** START OF Available data **
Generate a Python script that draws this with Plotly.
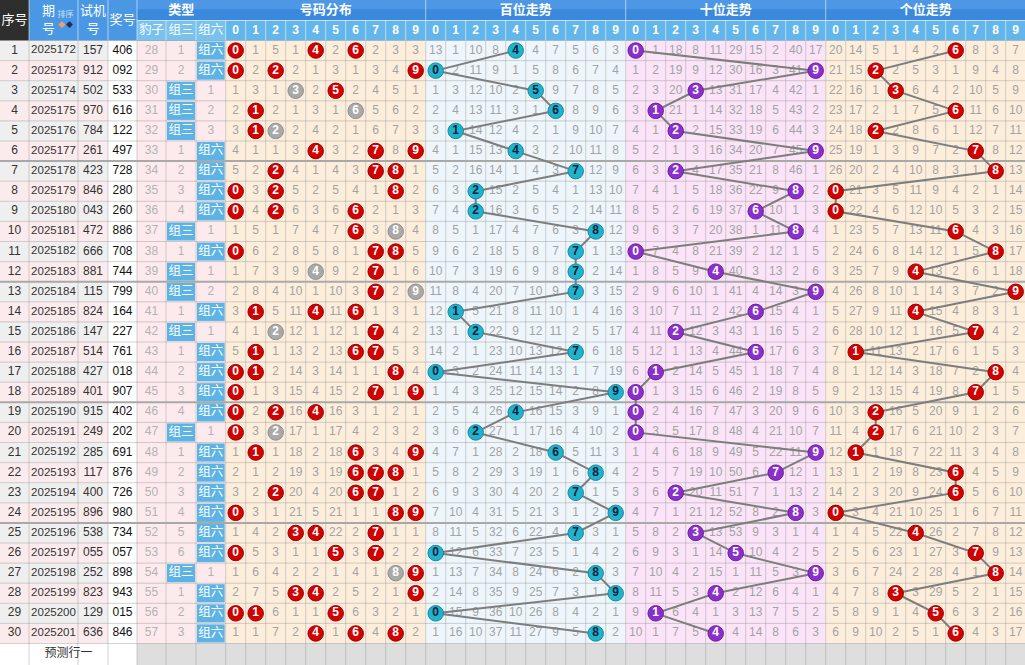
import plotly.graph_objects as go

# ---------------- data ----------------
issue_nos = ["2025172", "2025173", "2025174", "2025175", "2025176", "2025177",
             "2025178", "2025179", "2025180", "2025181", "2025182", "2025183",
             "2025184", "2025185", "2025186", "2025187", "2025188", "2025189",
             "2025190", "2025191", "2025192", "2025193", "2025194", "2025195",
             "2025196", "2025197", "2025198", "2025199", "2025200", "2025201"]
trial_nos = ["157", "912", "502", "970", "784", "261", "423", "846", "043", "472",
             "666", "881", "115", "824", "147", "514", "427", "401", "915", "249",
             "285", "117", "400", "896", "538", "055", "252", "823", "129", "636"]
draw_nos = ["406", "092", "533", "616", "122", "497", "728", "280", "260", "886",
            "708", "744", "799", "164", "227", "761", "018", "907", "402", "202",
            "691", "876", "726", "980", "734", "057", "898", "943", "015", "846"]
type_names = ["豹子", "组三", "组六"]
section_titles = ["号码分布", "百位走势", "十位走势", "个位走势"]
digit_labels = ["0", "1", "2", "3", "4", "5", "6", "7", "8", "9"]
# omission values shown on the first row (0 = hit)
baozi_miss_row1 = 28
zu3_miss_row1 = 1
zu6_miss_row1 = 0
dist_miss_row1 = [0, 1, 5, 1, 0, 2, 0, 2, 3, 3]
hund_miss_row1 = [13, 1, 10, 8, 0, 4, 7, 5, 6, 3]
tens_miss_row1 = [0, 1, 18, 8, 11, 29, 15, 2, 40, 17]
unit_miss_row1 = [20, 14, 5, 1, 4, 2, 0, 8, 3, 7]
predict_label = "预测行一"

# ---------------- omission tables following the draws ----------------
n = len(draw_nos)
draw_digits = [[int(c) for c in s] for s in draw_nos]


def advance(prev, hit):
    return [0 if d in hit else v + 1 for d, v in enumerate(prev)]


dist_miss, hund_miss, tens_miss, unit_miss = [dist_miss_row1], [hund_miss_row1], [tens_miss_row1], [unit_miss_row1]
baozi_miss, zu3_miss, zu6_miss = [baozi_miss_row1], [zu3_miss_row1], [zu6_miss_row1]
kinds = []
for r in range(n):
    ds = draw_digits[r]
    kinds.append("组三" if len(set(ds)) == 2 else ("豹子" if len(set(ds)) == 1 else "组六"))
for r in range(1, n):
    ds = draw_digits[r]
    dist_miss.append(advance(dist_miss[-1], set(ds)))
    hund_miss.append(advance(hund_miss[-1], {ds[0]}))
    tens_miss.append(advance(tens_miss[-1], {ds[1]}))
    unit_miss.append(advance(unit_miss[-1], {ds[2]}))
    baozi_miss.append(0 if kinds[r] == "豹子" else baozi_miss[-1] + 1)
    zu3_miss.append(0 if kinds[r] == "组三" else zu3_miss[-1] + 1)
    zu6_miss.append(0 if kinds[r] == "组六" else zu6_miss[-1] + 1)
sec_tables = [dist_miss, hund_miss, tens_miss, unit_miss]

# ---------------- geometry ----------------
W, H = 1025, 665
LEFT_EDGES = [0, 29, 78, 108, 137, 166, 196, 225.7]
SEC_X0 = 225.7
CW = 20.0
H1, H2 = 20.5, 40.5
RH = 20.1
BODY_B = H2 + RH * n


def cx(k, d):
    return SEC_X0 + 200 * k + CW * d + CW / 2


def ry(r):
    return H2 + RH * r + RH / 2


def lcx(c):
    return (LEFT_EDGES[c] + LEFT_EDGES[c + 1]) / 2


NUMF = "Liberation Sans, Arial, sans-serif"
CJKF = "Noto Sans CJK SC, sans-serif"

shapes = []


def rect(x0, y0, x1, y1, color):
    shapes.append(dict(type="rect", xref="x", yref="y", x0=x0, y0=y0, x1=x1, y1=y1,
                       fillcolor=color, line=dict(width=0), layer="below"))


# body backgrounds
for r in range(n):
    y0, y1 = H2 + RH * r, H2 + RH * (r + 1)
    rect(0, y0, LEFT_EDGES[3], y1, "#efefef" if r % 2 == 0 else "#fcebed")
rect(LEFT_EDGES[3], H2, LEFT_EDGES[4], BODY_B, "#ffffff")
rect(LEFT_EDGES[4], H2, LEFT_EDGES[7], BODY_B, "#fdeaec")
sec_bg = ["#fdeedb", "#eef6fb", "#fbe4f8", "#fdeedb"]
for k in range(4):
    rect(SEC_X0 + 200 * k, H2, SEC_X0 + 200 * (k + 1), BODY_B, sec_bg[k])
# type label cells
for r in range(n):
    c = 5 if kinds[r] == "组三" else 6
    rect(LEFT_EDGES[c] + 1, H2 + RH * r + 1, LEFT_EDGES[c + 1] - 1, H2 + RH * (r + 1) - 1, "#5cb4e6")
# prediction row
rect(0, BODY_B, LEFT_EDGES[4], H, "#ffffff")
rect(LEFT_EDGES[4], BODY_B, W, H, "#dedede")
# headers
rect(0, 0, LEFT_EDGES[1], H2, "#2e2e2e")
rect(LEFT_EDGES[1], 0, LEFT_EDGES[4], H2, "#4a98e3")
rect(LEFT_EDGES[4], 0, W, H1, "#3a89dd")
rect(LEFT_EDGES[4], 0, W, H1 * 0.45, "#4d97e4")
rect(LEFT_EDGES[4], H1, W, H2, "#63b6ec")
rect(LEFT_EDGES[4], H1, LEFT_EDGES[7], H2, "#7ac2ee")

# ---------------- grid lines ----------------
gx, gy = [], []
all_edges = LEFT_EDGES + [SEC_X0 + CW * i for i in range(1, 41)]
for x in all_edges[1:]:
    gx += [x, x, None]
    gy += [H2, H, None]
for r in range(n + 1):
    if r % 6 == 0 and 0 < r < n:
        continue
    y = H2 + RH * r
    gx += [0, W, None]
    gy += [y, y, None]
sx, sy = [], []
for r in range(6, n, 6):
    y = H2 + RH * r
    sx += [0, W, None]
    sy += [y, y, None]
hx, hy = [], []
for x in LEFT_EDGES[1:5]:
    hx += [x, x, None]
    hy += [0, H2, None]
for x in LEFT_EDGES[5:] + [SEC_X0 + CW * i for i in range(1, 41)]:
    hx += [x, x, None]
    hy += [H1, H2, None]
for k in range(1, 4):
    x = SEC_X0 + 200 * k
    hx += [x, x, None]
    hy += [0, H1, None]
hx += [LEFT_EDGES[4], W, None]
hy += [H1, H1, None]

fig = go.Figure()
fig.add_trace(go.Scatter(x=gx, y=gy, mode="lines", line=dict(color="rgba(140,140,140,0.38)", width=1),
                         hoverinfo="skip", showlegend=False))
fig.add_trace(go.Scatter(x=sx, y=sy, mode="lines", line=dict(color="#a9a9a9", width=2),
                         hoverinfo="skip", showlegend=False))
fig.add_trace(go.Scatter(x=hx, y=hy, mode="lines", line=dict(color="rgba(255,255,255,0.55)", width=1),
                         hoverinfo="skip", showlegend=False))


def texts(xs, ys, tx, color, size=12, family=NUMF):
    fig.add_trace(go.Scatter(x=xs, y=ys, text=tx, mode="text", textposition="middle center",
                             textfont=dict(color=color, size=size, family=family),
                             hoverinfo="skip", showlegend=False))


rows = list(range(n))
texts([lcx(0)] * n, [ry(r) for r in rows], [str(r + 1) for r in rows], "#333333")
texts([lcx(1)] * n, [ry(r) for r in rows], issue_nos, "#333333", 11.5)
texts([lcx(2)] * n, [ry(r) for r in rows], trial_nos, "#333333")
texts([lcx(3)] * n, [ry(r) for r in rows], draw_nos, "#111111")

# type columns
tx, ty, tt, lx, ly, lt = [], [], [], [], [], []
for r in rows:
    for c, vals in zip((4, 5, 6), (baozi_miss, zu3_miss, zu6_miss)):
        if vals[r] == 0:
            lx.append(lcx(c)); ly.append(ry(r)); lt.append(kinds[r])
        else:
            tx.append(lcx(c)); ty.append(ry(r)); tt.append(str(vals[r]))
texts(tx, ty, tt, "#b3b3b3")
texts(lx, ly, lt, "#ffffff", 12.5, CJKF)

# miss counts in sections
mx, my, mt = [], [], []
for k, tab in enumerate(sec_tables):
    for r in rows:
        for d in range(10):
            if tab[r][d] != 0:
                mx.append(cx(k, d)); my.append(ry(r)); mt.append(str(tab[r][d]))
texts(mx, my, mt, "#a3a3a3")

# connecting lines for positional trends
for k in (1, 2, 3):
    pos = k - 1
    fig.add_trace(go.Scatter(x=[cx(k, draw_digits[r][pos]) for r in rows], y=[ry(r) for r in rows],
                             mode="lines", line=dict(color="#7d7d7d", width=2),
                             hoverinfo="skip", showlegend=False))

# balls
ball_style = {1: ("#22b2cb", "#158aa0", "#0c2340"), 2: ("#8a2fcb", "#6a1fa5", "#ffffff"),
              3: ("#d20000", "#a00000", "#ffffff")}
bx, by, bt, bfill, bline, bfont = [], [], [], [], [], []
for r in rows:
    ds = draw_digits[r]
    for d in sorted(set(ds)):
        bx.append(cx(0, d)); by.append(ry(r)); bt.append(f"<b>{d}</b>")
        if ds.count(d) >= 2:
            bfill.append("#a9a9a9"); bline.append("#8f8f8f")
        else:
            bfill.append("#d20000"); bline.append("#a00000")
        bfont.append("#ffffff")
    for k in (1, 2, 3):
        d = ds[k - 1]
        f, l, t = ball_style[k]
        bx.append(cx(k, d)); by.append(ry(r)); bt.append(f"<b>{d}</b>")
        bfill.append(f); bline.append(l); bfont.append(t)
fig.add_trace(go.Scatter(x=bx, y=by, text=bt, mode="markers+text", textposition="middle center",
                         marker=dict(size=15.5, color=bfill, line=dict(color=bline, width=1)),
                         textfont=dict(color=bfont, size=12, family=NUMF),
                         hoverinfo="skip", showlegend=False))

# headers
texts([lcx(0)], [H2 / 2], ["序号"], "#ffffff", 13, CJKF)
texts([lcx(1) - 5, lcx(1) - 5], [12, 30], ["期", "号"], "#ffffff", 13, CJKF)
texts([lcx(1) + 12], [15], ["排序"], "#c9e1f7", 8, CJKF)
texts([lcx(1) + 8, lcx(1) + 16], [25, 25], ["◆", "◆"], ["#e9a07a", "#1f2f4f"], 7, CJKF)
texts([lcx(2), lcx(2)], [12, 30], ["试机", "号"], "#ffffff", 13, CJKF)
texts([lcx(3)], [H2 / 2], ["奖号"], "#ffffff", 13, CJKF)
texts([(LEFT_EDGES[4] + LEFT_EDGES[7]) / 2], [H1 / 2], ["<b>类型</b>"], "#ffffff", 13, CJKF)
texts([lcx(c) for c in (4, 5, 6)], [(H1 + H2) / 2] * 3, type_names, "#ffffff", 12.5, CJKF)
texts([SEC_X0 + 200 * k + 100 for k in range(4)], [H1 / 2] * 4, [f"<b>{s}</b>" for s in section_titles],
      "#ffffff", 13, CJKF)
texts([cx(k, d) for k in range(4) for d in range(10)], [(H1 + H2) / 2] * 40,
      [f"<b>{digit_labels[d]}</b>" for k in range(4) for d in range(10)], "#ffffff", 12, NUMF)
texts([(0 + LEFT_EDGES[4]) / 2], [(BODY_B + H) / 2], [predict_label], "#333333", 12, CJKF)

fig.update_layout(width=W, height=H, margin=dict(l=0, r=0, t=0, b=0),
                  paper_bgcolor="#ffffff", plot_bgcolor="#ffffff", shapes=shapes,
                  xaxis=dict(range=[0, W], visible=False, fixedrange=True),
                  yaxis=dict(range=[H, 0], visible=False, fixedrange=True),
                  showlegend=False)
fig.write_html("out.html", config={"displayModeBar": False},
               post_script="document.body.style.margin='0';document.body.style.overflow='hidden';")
** END OF Available data **
What to work on:
Write out nothing but the lines from the start of the data through the line with "import plotly.graph_objects as go". Leave out the pictures.

The result:
Generate a Python script that draws this with Plotly.
import plotly.graph_objects as go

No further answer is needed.